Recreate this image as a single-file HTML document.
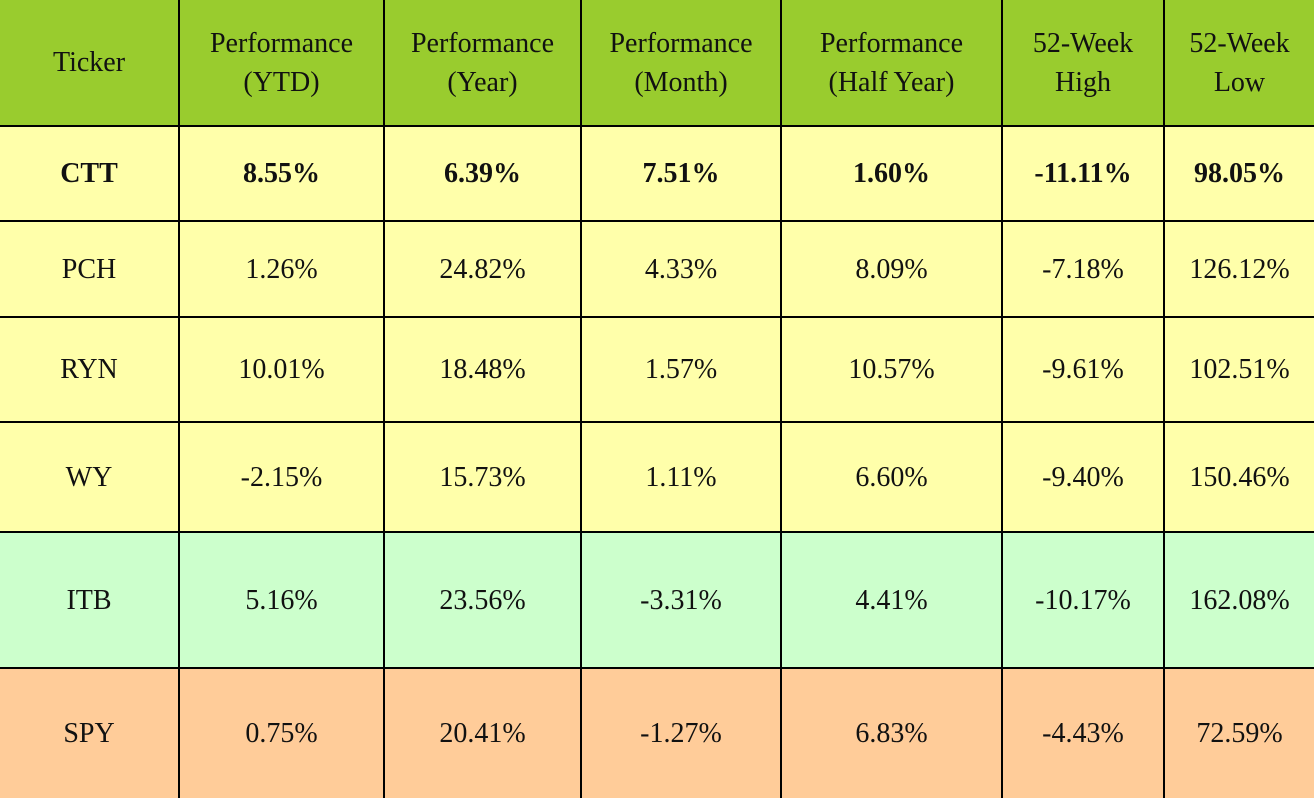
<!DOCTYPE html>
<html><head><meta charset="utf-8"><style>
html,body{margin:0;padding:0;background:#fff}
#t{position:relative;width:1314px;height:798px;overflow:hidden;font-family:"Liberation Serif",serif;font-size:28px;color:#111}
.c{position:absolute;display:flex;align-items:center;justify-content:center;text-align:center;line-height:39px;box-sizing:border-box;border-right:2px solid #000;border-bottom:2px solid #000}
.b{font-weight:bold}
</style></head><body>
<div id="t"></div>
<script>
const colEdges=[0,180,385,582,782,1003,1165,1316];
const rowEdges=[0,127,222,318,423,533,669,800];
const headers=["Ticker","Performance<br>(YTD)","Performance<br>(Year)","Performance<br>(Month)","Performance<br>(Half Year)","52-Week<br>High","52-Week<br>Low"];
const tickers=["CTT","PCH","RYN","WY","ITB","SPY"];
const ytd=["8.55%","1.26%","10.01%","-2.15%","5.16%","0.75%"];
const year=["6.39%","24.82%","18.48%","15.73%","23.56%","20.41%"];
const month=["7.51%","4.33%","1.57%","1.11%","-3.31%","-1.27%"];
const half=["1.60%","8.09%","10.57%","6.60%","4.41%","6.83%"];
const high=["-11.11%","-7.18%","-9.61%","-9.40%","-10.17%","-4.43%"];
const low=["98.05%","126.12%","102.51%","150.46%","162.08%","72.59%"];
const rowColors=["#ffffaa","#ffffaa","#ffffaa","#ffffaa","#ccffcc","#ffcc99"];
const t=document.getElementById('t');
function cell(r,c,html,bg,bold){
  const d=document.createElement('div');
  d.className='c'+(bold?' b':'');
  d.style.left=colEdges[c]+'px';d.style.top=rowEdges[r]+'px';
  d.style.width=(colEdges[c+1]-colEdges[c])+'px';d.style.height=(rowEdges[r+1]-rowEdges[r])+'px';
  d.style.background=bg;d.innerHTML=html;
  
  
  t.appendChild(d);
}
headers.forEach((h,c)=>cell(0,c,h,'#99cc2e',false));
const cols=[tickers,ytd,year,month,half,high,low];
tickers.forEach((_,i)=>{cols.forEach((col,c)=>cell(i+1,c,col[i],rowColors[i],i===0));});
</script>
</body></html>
--
Exercise brief
Transcribe the material exactly, keeping every word and none of the pictures.

Solved problem
Recreate this image as a single-file HTML document.
<!DOCTYPE html>
<html><head><meta charset="utf-8"><style>
html,body{margin:0;padding:0;background:#fff}
#t{position:relative;width:1314px;height:798px;overflow:hidden;font-family:"Liberation Serif",serif;font-size:28px;color:#111}
.c{position:absolute;display:flex;align-items:center;justify-content:center;text-align:center;line-height:39px;box-sizing:border-box;border-right:2px solid #000;border-bottom:2px solid #000}
.b{font-weight:bold}
</style></head><body>
<div id="t"></div>
<script>
const colEdges=[0,180,385,582,782,1003,1165,1316];
const rowEdges=[0,127,222,318,423,533,669,800];
const headers=["Ticker","Performance<br>(YTD)","Performance<br>(Year)","Performance<br>(Month)","Performance<br>(Half Year)","52-Week<br>High","52-Week<br>Low"];
const tickers=["CTT","PCH","RYN","WY","ITB","SPY"];
const ytd=["8.55%","1.26%","10.01%","-2.15%","5.16%","0.75%"];
const year=["6.39%","24.82%","18.48%","15.73%","23.56%","20.41%"];
const month=["7.51%","4.33%","1.57%","1.11%","-3.31%","-1.27%"];
const half=["1.60%","8.09%","10.57%","6.60%","4.41%","6.83%"];
const high=["-11.11%","-7.18%","-9.61%","-9.40%","-10.17%","-4.43%"];
const low=["98.05%","126.12%","102.51%","150.46%","162.08%","72.59%"];
const rowColors=["#ffffaa","#ffffaa","#ffffaa","#ffffaa","#ccffcc","#ffcc99"];
const t=document.getElementById('t');
function cell(r,c,html,bg,bold){
  const d=document.createElement('div');
  d.className='c'+(bold?' b':'');
  d.style.left=colEdges[c]+'px';d.style.top=rowEdges[r]+'px';
  d.style.width=(colEdges[c+1]-colEdges[c])+'px';d.style.height=(rowEdges[r+1]-rowEdges[r])+'px';
  d.style.background=bg;d.innerHTML=html;
  
  
  t.appendChild(d);
}
headers.forEach((h,c)=>cell(0,c,h,'#99cc2e',false));
const cols=[tickers,ytd,year,month,half,high,low];
tickers.forEach((_,i)=>{cols.forEach((col,c)=>cell(i+1,c,col[i],rowColors[i],i===0));});
</script>
</body></html>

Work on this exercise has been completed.